Read the full thread before responding. This grief is all because of a sofa.
I was meant to have a sofa delivered today from a shop down the road (two minutes away) and it wouldn’t fit through the door or come apart so it’s had to go back. It would have just about fit if the cushions could come off but they were attached to the sofa which I didn't realise. I got a talking to for not making sure that it would fit which felt belittling.
For some reason they left without taking payment for the delivery, but they still wanted paying for which has created an awkward situation with the shop owner who thought that I wanted them to work for free (I am going to pay for it but it adds to the embarrassment).
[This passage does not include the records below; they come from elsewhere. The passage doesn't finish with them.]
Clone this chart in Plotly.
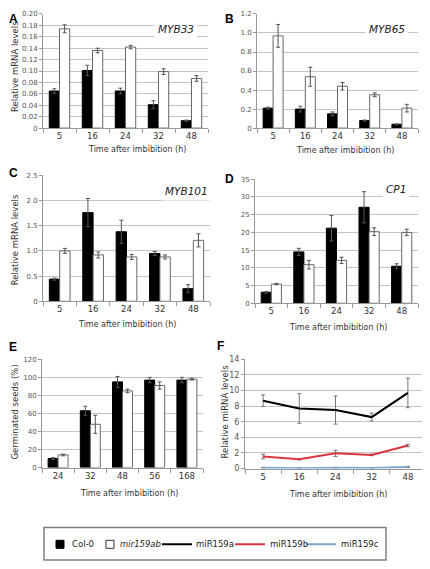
import plotly.graph_objects as go

# page window is 430x569; the page body adds an 8px margin, so the figure is 422x561
OFF = 8
W, H = 430 - OFF, 569 - OFF

# ---------------- data ----------------
times = ['5', '16', '24', '32', '48']
germ_times = ['24', '32', '48', '56', '168']

myb33_col = [0.065, 0.101, 0.065, 0.041, 0.013]
myb33_col_err = [0.004, 0.009, 0.005, 0.007, 0.001]
myb33_mir = [0.174, 0.136, 0.142, 0.099, 0.087]
myb33_mir_err = [0.007, 0.004, 0.003, 0.005, 0.005]

myb65_col = [0.21, 0.20, 0.15, 0.08, 0.04]
myb65_col_err = [0.01, 0.03, 0.02, 0.005, 0.005]
myb65_mir = [0.97, 0.54, 0.44, 0.35, 0.21]
myb65_mir_err = [0.12, 0.10, 0.04, 0.02, 0.04]

myb101_col = [0.44, 1.76, 1.38, 0.95, 0.25]
myb101_col_err = [0.02, 0.28, 0.23, 0.04, 0.08]
myb101_mir = [1.00, 0.92, 0.88, 0.88, 1.21]
myb101_mir_err = [0.05, 0.06, 0.05, 0.04, 0.13]

cp1_col = [3.1, 14.5, 21.2, 27.1, 10.45]
cp1_col_err = [0.2, 1.0, 3.6, 4.4, 0.7]
cp1_mir = [5.4, 10.9, 12.1, 20.2, 20.0]
cp1_mir_err = [0.2, 1.2, 0.9, 1.1, 0.9]

germ_col = [10, 63, 95, 97, 97]
germ_col_err = [1, 5, 6, 3, 3]
germ_mir = [14, 48, 85, 91, 98]
germ_mir_err = [1, 10, 2, 4, 1]

mir159a = [8.7, 7.7, 7.5, 6.6, 9.7]
mir159a_err = [0.75, 1.9, 1.8, 0.5, 1.9]
mir159b = [1.55, 1.2, 1.95, 1.75, 2.95]
mir159b_err = [0.3, 0.1, 0.4, 0.1, 0.15]
mir159c = [0.1, 0.05, 0.1, 0.08, 0.2]
mir159c_err = [0.05, 0.03, 0.05, 0.03, 0.08]

ticks_a = ['0', '0.02', '0.04', '0.06', '0.08', '0.10', '0.12', '0.14', '0.16', '0.18', '0.20']
ticks_b = ['0', '0.2', '0.4', '0.6', '0.8', '1.0', '1.2']
ticks_c = ['0', '0.5', '1.0', '1.5', '2.0', '2.5']
ticks_d = ['0', '5', '10', '15', '20', '25', '30', '35']
ticks_e = ['0', '20', '40', '60', '80', '100', '120']
ticks_f = ['0', '2', '4', '6', '8', '10', '12', '14']

x_title = 'Time after imbibition (h)'
gene_names = ['MYB33', 'MYB65', 'MYB101', 'CP1']
panel_letters = ['A', 'B', 'C', 'D', 'E', 'F']
legend_labels = ['Col-0', '<i>mir159ab</i>', 'miR159a', 'miR159b', 'miR159c']

# ---------------- helpers ----------------
FONT = 'DejaVu Sans'


def px(x):
    return (x - OFF) / W


def py(y):
    return 1 - (y - OFF) / H


def vals(tt):
    return [float(t) for t in tt]


fig = go.Figure()

# panel pixel boxes in window pixels: (x0, x1, ytop, ybottom)
boxes = [
    (43, 208, 10, 126),
    (257, 418, 10, 126),
    (43, 210, 174, 302),
    (255, 418, 178, 304),
    (42, 203, 361, 471),
    (245, 426, 361, 472),
]
tick_lists = [ticks_a, ticks_b, ticks_c, ticks_d, ticks_e, ticks_f]
ytick_sizes = [7, 7, 7, 7, 7, 8]
cats = [times, times, times, times, germ_times, times]

layout_axes = {}
for i, (b, tl, ts, ct) in enumerate(zip(boxes, tick_lists, ytick_sizes, cats)):
    n = '' if i == 0 else str(i + 1)
    tv = vals(tl)
    layout_axes['xaxis' + n] = dict(
        domain=[px(b[0]), px(b[1])], anchor='y' + n, type='category',
        categoryorder='array', categoryarray=ct, range=[-0.5, len(ct) - 0.5],
        tickson='boundaries', ticks='outside', ticklen=4, tickcolor='#999',
        showline=True, linecolor='#999', linewidth=1, showgrid=False,
        tickfont=dict(family=FONT, size=8.5, color='#333'), fixedrange=True)
    layout_axes['yaxis' + n] = dict(
        domain=[py(b[3]), py(b[2])], anchor='x' + n,
        range=[0, tv[-1]], tickvals=tv, ticktext=tl,
        ticks='outside', ticklen=3, tickcolor='#999',
        showline=True, linecolor='#999', linewidth=1,
        showgrid=True, gridcolor='#c4c4c4', gridwidth=1, zeroline=False,
        tickfont=dict(family=FONT, size=ts, color='#555'), fixedrange=True)


def add_bars(i, x, col, col_err, mir, mir_err):
    n = '' if i == 0 else str(i + 1)
    fig.add_trace(go.Bar(
        x=x, y=col, name='Col-0', showlegend=False,
        marker=dict(color='black', line=dict(color='black', width=1)),
        error_y=dict(type='data', array=col_err, color='#555', thickness=1, width=2),
        xaxis='x' + n, yaxis='y' + n))
    fig.add_trace(go.Bar(
        x=x, y=mir, name='mir159ab', showlegend=False,
        marker=dict(color='white', line=dict(color='#666', width=1)),
        error_y=dict(type='data', array=mir_err, color='#555', thickness=1, width=2),
        xaxis='x' + n, yaxis='y' + n))


add_bars(0, times, myb33_col, myb33_col_err, myb33_mir, myb33_mir_err)
add_bars(1, times, myb65_col, myb65_col_err, myb65_mir, myb65_mir_err)
add_bars(2, times, myb101_col, myb101_col_err, myb101_mir, myb101_mir_err)
add_bars(3, times, cp1_col, cp1_col_err, cp1_mir, cp1_mir_err)
add_bars(4, germ_times, germ_col, germ_col_err, germ_mir, germ_mir_err)

# legend swatches for the bar series (labels are placed as text next to them)
fig.add_trace(go.Scatter(x=[None], y=[None], mode='markers', name='', legend='legend',
                         marker=dict(symbol='square', size=8, color='black', line=dict(color='black', width=1)),
                         xaxis='x6', yaxis='y6'))
fig.add_trace(go.Scatter(x=[None], y=[None], mode='markers', name='', legend='legend2',
                         marker=dict(symbol='square', size=8, color='white', line=dict(color='#333', width=1)),
                         xaxis='x6', yaxis='y6'))

for yv, ye, color, lg in [
        (mir159a, mir159a_err, 'black', 'legend3'),
        (mir159b, mir159b_err, '#d9363e', 'legend4'),
        (mir159c, mir159c_err, '#7fa4d0', 'legend5')]:
    fig.add_trace(go.Scatter(
        x=times, y=yv, name='', mode='lines', legend=lg,
        line=dict(color=color, width=2),
        error_y=dict(type='data', array=ye, color='#777', thickness=1, width=2),
        xaxis='x6', yaxis='y6'))

annotations = []
# panel letters
for letter, (x, y) in zip(panel_letters, [(13, 15), (229, 15), (13, 172), (229, 178), (13, 348), (220, 347)]):
    annotations.append(dict(text='<b>%s</b>' % letter, x=px(x), y=py(y), xref='paper', yref='paper',
                            showarrow=False, xanchor='center', yanchor='middle',
                            font=dict(family='Liberation Sans', size=12, color='black')))
# gene names
for g, (x, y) in zip(gene_names, [(176, 25), (387, 25), (186, 190), (396, 188)]):
    annotations.append(dict(text='<i>%s</i>' % g, x=px(x), y=py(y), xref='paper', yref='paper',
                            showarrow=False, xanchor='center', yanchor='middle', bgcolor='white',
                            borderpad=3,
                            font=dict(family=FONT, size=10.5, color='#222')))
# x titles
for (x, y) in [(137, 148), (345, 149), (127, 326), (338, 329), (129, 497), (338, 498)]:
    annotations.append(dict(text=x_title, x=px(x), y=py(y), xref='paper', yref='paper',
                            showarrow=False, xanchor='center', yanchor='middle',
                            font=dict(family=FONT, size=8, color='#333')))
# y titles
for t, (x, y) in [('Relative mRNA levels', (15, 64)), ('Relative mRNA levels', (15, 240)),
                  ('Germinated seeds (%)', (15, 415)), ('Relative miRNA levels', (225, 414))]:
    annotations.append(dict(text=t, x=px(x), y=py(y), xref='paper', yref='paper', textangle=-90,
                            showarrow=False, xanchor='center', yanchor='middle',
                            font=dict(family=FONT, size=8.5, color='#333')))
# legend labels
for lab, x in zip(legend_labels, [70, 118, 194, 268, 339]):
    annotations.append(dict(text=lab, x=px(x), y=py(549), xref='paper', yref='paper',
                            showarrow=False, xanchor='left', yanchor='middle',
                            font=dict(family=FONT, size=8.5, color='#222')))

shapes = [dict(type='rect', xref='paper', yref='paper', x0=px(44), x1=px(386), y0=py(565), y1=py(532),
               line=dict(color='#808080', width=1.5), fillcolor='rgba(0,0,0,0)')]

legends = {}
for key, cx in zip(['legend', 'legend2', 'legend3', 'legend4', 'legend5'], [60, 110, 177, 250, 321]):
    legends[key] = dict(orientation='h', x=px(cx - 20), xanchor='left', y=py(549), yanchor='middle',
                        bgcolor='rgba(0,0,0,0)', borderwidth=0, itemwidth=30,
                        font=dict(family=FONT, size=8.5, color='#222'))

fig.update_layout(
    width=W, height=H, margin=dict(l=0, r=0, t=0, b=0),
    paper_bgcolor='white', plot_bgcolor='white',
    barmode='group', bargap=0.38, bargroupgap=0,
    font=dict(family=FONT, color='#333'),
    showlegend=True,
    annotations=annotations, shapes=shapes,
    **legends, **layout_axes)

fig.write_html('out.html')
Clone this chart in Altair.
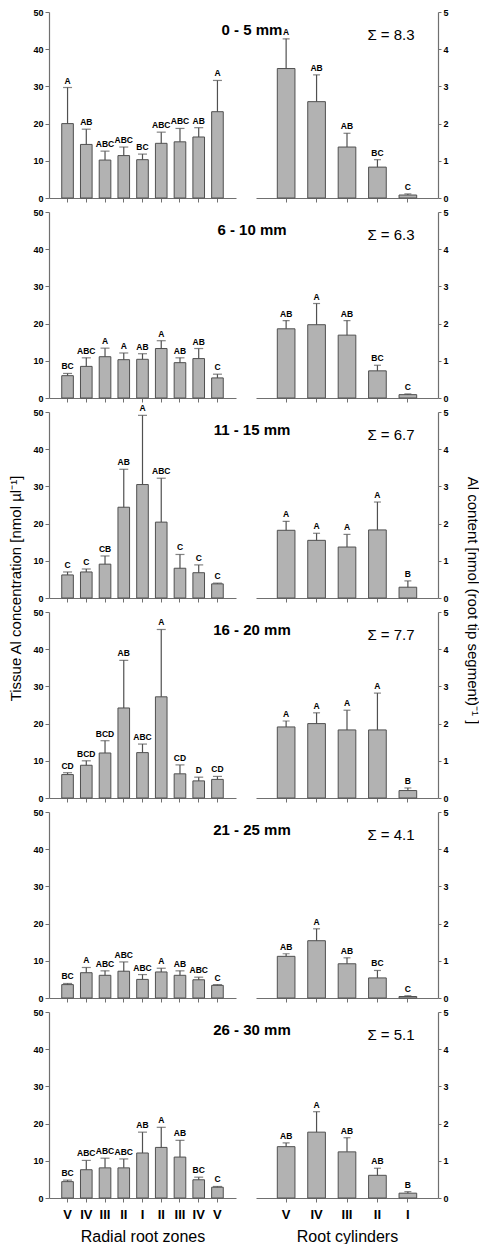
import altair as alt
import pandas as pd

zones = ["V", "IV", "III", "II", "I", "II", "III", "IV", "V"]
cylinders = ["V", "IV", "III", "II", "I"]
segments = ["0 - 5 mm", "6 - 10 mm", "11 - 15 mm", "16 - 20 mm", "21 - 25 mm", "26 - 30 mm"]
sums = ["8.3", "6.3", "6.7", "7.7", "4.1", "5.1"]

# Tissue Al concentration (radial root zones), mean and SE
conc_mean = [
    [20.0, 14.4, 10.2, 11.4, 10.3, 14.7, 15.1, 16.4, 23.2],
    [6.0, 8.5, 11.1, 10.3, 10.4, 13.3, 9.5, 10.6, 5.4],
    [6.2, 7.0, 9.1, 24.4, 30.5, 20.4, 8.0, 6.8, 3.8],
    [6.3, 8.8, 12.1, 24.2, 12.2, 27.2, 6.5, 4.6, 5.0],
    [3.6, 6.8, 6.1, 7.2, 5.0, 7.0, 6.1, 4.9, 3.4],
    [4.4, 7.6, 8.1, 8.1, 12.1, 13.6, 11.0, 4.9, 2.9],
]
conc_se = [
    [9.7, 4.1, 2.4, 2.3, 1.5, 3.0, 3.6, 2.5, 8.4],
    [0.6, 2.3, 2.3, 1.8, 1.5, 2.1, 1.3, 2.7, 1.0],
    [0.8, 0.8, 2.2, 10.2, 18.6, 11.8, 3.7, 2.1, 0.2],
    [0.5, 1.2, 3.3, 12.8, 2.3, 18.1, 2.4, 1.0, 0.8],
    [0.3, 1.4, 1.2, 2.5, 1.3, 1.0, 1.2, 0.7, 0.2],
    [0.4, 2.5, 2.6, 2.4, 5.6, 5.4, 4.5, 0.7, 0.2],
]
conc_letters = [
    ["A", "AB", "ABC", "ABC", "BC", "ABC", "ABC", "AB", "A"],
    ["BC", "ABC", "A", "A", "AB", "A", "AB", "AB", "C"],
    ["C", "C", "CB", "AB", "A", "ABC", "C", "C", "C"],
    ["CD", "BCD", "BCD", "AB", "ABC", "A", "CD", "D", "CD"],
    ["BC", "A", "ABC", "ABC", "ABC", "A", "AB", "ABC", "C"],
    ["BC", "ABC", "ABC", "ABC", "AB", "A", "AB", "BC", "C"],
]

# Al content (root cylinders), mean and SE
cont_mean = [
    [3.48, 2.59, 1.37, 0.83, 0.08],
    [1.86, 1.97, 1.69, 0.73, 0.09],
    [1.82, 1.55, 1.37, 1.83, 0.29],
    [1.91, 2.00, 1.83, 1.83, 0.20],
    [1.12, 1.54, 0.92, 0.54, 0.04],
    [1.38, 1.77, 1.24, 0.61, 0.13],
]
cont_se = [
    [0.80, 0.72, 0.37, 0.20, 0.03],
    [0.22, 0.57, 0.39, 0.15, 0.02],
    [0.24, 0.19, 0.34, 0.75, 0.17],
    [0.16, 0.29, 0.53, 0.99, 0.07],
    [0.07, 0.32, 0.16, 0.20, 0.02],
    [0.10, 0.55, 0.38, 0.19, 0.04],
]
cont_letters = [
    ["A", "AB", "AB", "BC", "C"],
    ["AB", "A", "AB", "BC", "C"],
    ["A", "A", "A", "A", "B"],
    ["A", "A", "A", "A", "B"],
    ["AB", "A", "AB", "BC", "C"],
    ["AB", "A", "AB", "AB", "B"],
]

left_title = "Tissue Al concentration [nmol µl⁻¹]"
right_title = "Al content [nmol (root tip segment)⁻¹ ]"

FONT = "Liberation Sans"
BAR = "#b2b2b2"
EDGE = "#505050"
AXIS = "#707070"
N = len(segments)


def label_expr(labels):
    return "[" + ",".join("'" + s + "'" for s in labels) + "][datum.value]"


def panel(i, means, ses, letters, labels, side):
    left = side == "left"
    df = pd.DataFrame({
        "pos": list(range(len(labels))),
        "mean": means[i],
        "se": ses[i],
        "letter": letters[i],
    })
    df["upper"] = df["mean"] + df["se"]
    bottom = i == N - 1

    xkw = dict(domainColor=AXIS, tickColor=AXIS, tickSize=4, labelAngle=0, grid=False,
               domainWidth=1.2, tickWidth=1)
    if bottom:
        xkw.update(labelExpr=label_expr(labels), labelFontSize=13, labelFontWeight="bold",
                   labelPadding=6, title="Radial root zones" if left else "Root cylinders",
                   titleFontSize=16, titleFontWeight="normal", titlePadding=7)
    else:
        xkw.update(labels=False, title=None)
    if left:
        xscale = alt.Scale(paddingInner=0.38, paddingOuter=0.68)
    else:
        xscale = alt.Scale(paddingInner=0.42, paddingOuter=0.70)
    X = alt.X("pos:O", scale=xscale, axis=alt.Axis(**xkw))

    ymax = 50 if left else 5
    ykw = dict(orient="left" if left else "right",
               values=list(range(0, 51, 10)) if left else list(range(0, 6)),
               tickSize=4 if left else 3, labelPadding=2, labelFontSize=9,
               labelFontWeight="bold", domainColor=AXIS, tickColor=AXIS,
               domainWidth=1.2, grid=False, labelOverlap=False, labelFlush=False)
    if i == 2:
        if left:
            ykw.update(title=left_title, titleFontSize=15, titleFontWeight="normal",
                       titleX=-26, titleY=176)
        else:
            ykw.update(title=right_title, titleFontSize=15, titleFontWeight="normal",
                       titleX=26, titleY=188)
    else:
        ykw.update(title=None)
    yaxis = alt.Axis(**ykw)
    yscale = alt.Scale(domain=[0, ymax], nice=False, zero=True)

    base = alt.Chart(df)
    bars = base.mark_bar(fill=BAR, stroke=EDGE, strokeWidth=1).encode(
        x=X, y=alt.Y("mean:Q", scale=yscale, axis=yaxis))
    err = base.mark_rule(color=EDGE, strokeWidth=1.2).encode(
        x=X, y=alt.Y("mean:Q", scale=yscale, axis=yaxis), y2="upper:Q")
    cap = base.mark_tick(color=EDGE, thickness=1.2, size=9 if left else 7,
                         orient="horizontal").encode(
        x=X, y=alt.Y("upper:Q", scale=yscale, axis=yaxis))
    txt = base.mark_text(font=FONT, fontSize=8.5, fontWeight="bold", baseline="bottom",
                         dy=-2, color="black").encode(
        x=X, y=alt.Y("upper:Q", scale=yscale, axis=yaxis), text="letter:N")
    layers = [bars, err, cap, txt]
    if left:
        ann = alt.Chart(pd.DataFrame({"t": [segments[i]]})).mark_text(
            font=FONT, fontSize=15, fontWeight="bold", align="center", color="black"
        ).encode(x=alt.value(203), y=alt.value(18), text="t:N")
    else:
        ann = alt.Chart(pd.DataFrame({"t": ["Σ = " + sums[i]]})).mark_text(
            font=FONT, fontSize=15, align="center", color="black"
        ).encode(x=alt.value(135), y=alt.value(23), text="t:N")
    layers.append(ann)
    return alt.layer(*layers).properties(width=187 if left else 182, height=186)


cells = []
for i in range(N):
    cells.append(panel(i, conc_mean, conc_se, conc_letters, zones, "left"))
    cells.append(panel(i, cont_mean, cont_se, cont_letters, cylinders, "right"))

chart = alt.concat(*cells, columns=2, spacing={"row": 14, "column": 20}, bounds="flush").properties(
    padding={"left": 0, "top": 0, "right": 0, "bottom": 0}
).configure(
    font=FONT,
    view=alt.ViewConfig(stroke=None, strokeWidth=0),
    axis=alt.AxisConfig(labelFont=FONT, titleFont=FONT, labelColor="black", titleColor="black"),
)

chart.save("out.html", embed_options={"renderer": "svg", "actions": False})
I feel terrible for inconveniencing someone.
The delivery person weren’t aggressive directly towards me but were to the person they were talking to on the phone complaining about it and that has made me feel vulnerable. I don’t feel that was very professional (but I am used to a polite London response) and I have actually cried. I know that was probably an over reaction.
I have exceptional circumstances (severe agoraphobia diagnosed) and couldn’t go into the shop to measure the sofa so only had a photo to go by, and it would have actually just about fit if it could have come apart.
I’m feeling very fragile and felt intimidated even more so because I am very sensitive to anger after abuse where it meant I was in danger but I know they didn’t know that either. Its situations like these I wish I wasn’t a lone woman and had a man.